Captain Dall, finding that the ship was filling with water rapidly and that it would be impossible to save it, turned the ship toward land. It arrived in an hour, just in time to prevent it from sinking. But the way the Northerner was built contributed to its eventual wreck. It was built as an open-bottom boat with cross timbers in which the planking was nailed and not closed and caulked. If it had been built as a close-bottom boat like the Columbia, another Pacific Mail ship, and struck the rock in the same manner, it would not have been in danger.
Between the time when it scraped the rock and got to shore, a storm had come up, with a terrible surf raging on the beach. The surf was so fierce it was almost impossible for a boat to sail in it. Realizing the ship would go down, the crew fired off distress rockets and made for the sandy beaches south of the Eel River. It was a full gale with drenching rain and large breakers on the shore when the ship came to rest in the sand. The women and children were put into the largest lifeboat and made it to shore. One woman, Miss Gregg, refused to go unless her brother could accompany her. She stayed on the ship. The next two lifeboats were loaded and capsized.
A line was run from the ship to the shore, and one-by-one the remaining men tried their luck with the surf and waves; some made it all the way to shore on the rope, others were washed ashore and survived or drowned.

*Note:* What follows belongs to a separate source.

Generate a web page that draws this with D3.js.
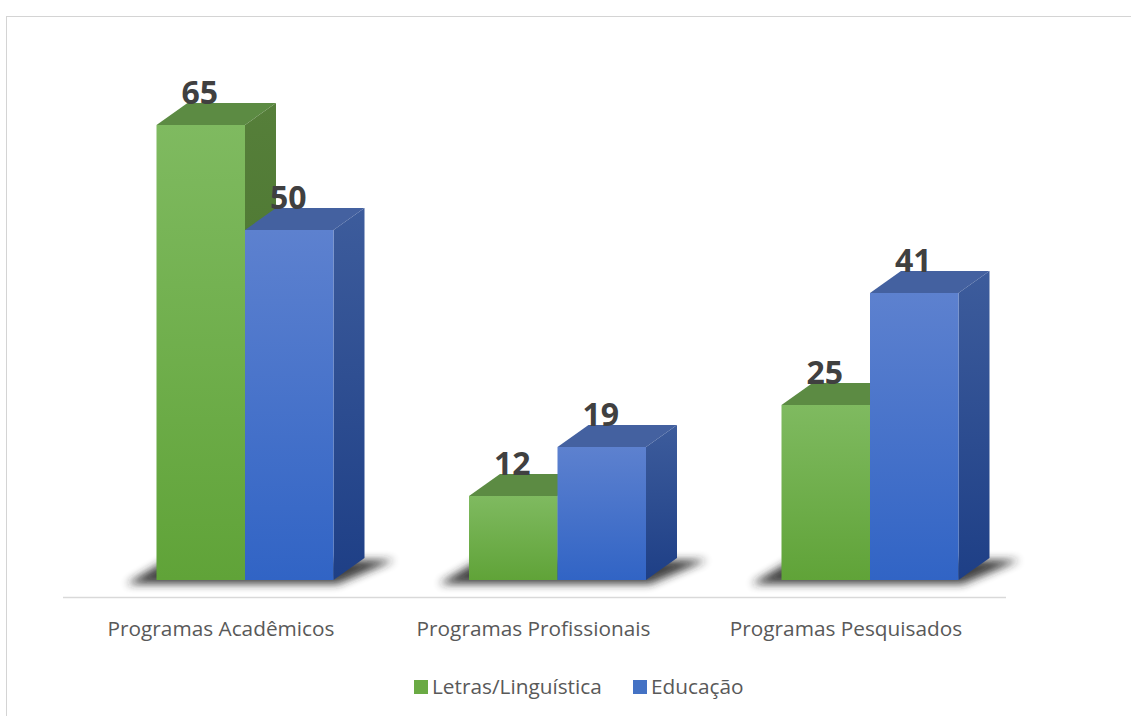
<!DOCTYPE html>
<html>
<head>
<meta charset="utf-8">
<script src="https://cdn.jsdelivr.net/npm/d3@7"></script>
<style>
  body { margin: 0; background: #fff; }
  svg { display: block; }
</style>
</head>
<body>
<script>
// chart values
var categories = ["Programas Acadêmicos", "Programas Profissionais", "Programas Pesquisados"];
var seriesNames = ["Letras/Linguística", "Educação"];
var letras = [65, 12, 25];
var educacao = [50, 19, 41];

var width = 1131, height = 716;
var depthX = 31, depthY = 22; // fake 3d offset

var svg = d3.select("body").append("svg")
            .attr("width", width)
            .attr("height", height);

var defs = svg.append("defs");

function vGrad(id, c1, c2) {
  var g = defs.append("linearGradient").attr("id", id)
              .attr("x1", 0).attr("y1", 0).attr("x2", 0).attr("y2", 1);
  g.append("stop").attr("offset", "0%").attr("stop-color", c1);
  g.append("stop").attr("offset", "100%").attr("stop-color", c2);
}
vGrad("gFront", "#7fba60", "#60a338");
vGrad("gSide", "#567f3a", "#437028");
vGrad("bFront", "#5d81cf", "#3164c5");
vGrad("bSide", "#3d5c9c", "#1e3f86");

defs.append("filter").attr("id", "blur")
    .attr("x", "-20%").attr("y", "-100%").attr("width", "140%").attr("height", "300%")
    .append("feGaussianBlur").attr("stdDeviation", 4);

var styles = [
  {front: "url(#gFront)", side: "url(#gSide)", top: "#5c8b43", legend: "#6aaa44"},
  {front: "url(#bFront)", side: "url(#bSide)", top: "#4461a0", legend: "#4472c4"}
];

// frame lines
svg.append("line").attr("x1", 6).attr("x2", width).attr("y1", 16.5).attr("y2", 16.5)
   .attr("stroke", "#d4d4d4");
svg.append("line").attr("x1", 6.5).attr("x2", 6.5).attr("y1", 16).attr("y2", height)
   .attr("stroke", "#d4d4d4");

var y = d3.scaleLinear().domain([0, 65]).range([580, 125]);
var xGroup = d3.scalePoint().domain(categories).range([245, 870]);
var xInner = d3.scaleBand().domain(seriesNames).range([-88.5, 88.5]);

var rows = categories.map(function(c, i) {
  return {cat: c, vals: [letras[i], educacao[i]]};
});

var chartGroup = svg.append("g");

// shadows under each group
chartGroup.selectAll(".shadow").data(rows).enter().append("polygon")
  .attr("class", "shadow")
  .attr("points", function(d) {
    var x0 = xGroup(d.cat) + xInner.range()[0], x1 = xGroup(d.cat) + xInner.range()[1];
    var b = y(0);
    return [[x0 - 30, b + 4], [x1 + 4, b + 4], [x1 + depthX + 30, b - depthY + 2], [x0 + 10, b - depthY + 2]].join(" ");
  })
  .attr("fill", "#222")
  .attr("opacity", 0.85)
  .attr("filter", "url(#blur)");

// axis line
svg.append("line").attr("x1", 63).attr("x2", 1006).attr("y1", 597.5).attr("y2", 597.5)
   .attr("stroke", "#d9d9d9").attr("stroke-width", 1.5);

// bars
rows.forEach(function(d) {
  seriesNames.forEach(function(s, j) {
    var v = d.vals[j];
    var x0 = xGroup(d.cat) + xInner(s), x1 = x0 + xInner.bandwidth();
    var yt = y(v), yb = y(0);
    var g = chartGroup.append("g");
    g.append("polygon")
      .attr("points", [[x0, yt], [x1, yt], [x1 + depthX, yt - depthY], [x0 + depthX, yt - depthY]].join(" "))
      .attr("fill", styles[j].top);
    g.append("polygon")
      .attr("points", [[x1, yt], [x1 + depthX, yt - depthY], [x1 + depthX, yb - depthY], [x1, yb]].join(" "))
      .attr("fill", styles[j].side);
    g.append("rect")
      .attr("x", x0).attr("y", yt)
      .attr("width", x1 - x0).attr("height", yb - yt)
      .attr("fill", styles[j].front);
    g.append("text")
      .attr("x", (x0 + x1) / 2 - 1)
      .attr("y", yt - depthY + 1)
      .attr("text-anchor", "middle")
      .attr("font-family", "'Open Sans', sans-serif")
      .attr("font-weight", "bold")
      .attr("font-size", 32)
      .attr("fill", "#404040")
      .text(v);
  });
});

// category labels
svg.selectAll(".cat").data(categories).enter().append("text")
  .attr("class", "cat")
  .attr("x", function(d) { return xGroup(d) - 24; })
  .attr("y", 636)
  .attr("text-anchor", "middle")
  .attr("font-family", "'Open Sans', sans-serif")
  .attr("font-size", 20.8)
  .attr("fill", "#595959")
  .text(function(d) { return d; });

// legend
var legendX = [414, 633];
var legend = svg.selectAll(".legend").data(seriesNames).enter().append("g")
  .attr("class", "legend")
  .attr("transform", function(d, i) { return "translate(" + legendX[i] + ",680)"; });
legend.append("rect").attr("width", 14).attr("height", 14)
  .attr("fill", function(d, i) { return styles[i].legend; });
legend.append("text")
  .attr("x", 18).attr("y", 14)
  .attr("font-family", "'Open Sans', sans-serif")
  .attr("font-size", 20.8)
  .attr("fill", "#595959")
  .text(function(d) { return d; });
</script>
</body>
</html>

The Northerner had 108 people on board, with 53 crew. All of the women survived, except for Miss Gregg. Thirty-eight men died, including 17 passengers and 21 crew. Oliver Meeker drowned while trying to make it to shore.
A cross was erected at Centerville Beach, California, to remember those who lost their lives in the wreck.
After the shipwreck, the Meeker family went into debt. Ezra and his father tried to supplement their store business with a failed attempt to manufacture soap. In 1865, a friend of Jacob Meeker, Charles Wood, encouraged him to grow hop roots that were used in beer production. Wood operated a small brewery in Olympia and had been importing hops from England. The hop roots added flavor and aroma complexity to beer. Over the next few years, Jacob and Ezra grew acres of hops and continued to expand their production.
After Oliver’s death, his widow lived with Ezra Meeker’s family until she married Frank M. Spinning in 1870. In 1883, the General Land Office of the United States recognized the claim of Oliver Meeker and Amanda Meeker of 320 acres south of Tacoma. They divided the land one half to the heirs of Oliver Meeker and one half to Amanda Meeker and her heirs.
Frank Spinning died in 1883 and Amanda went to live with her son Frank O. Meeker in Holland, Oregon. She died on February 1, 1917, at the age of 78 and is buried in Kerby, Oregon.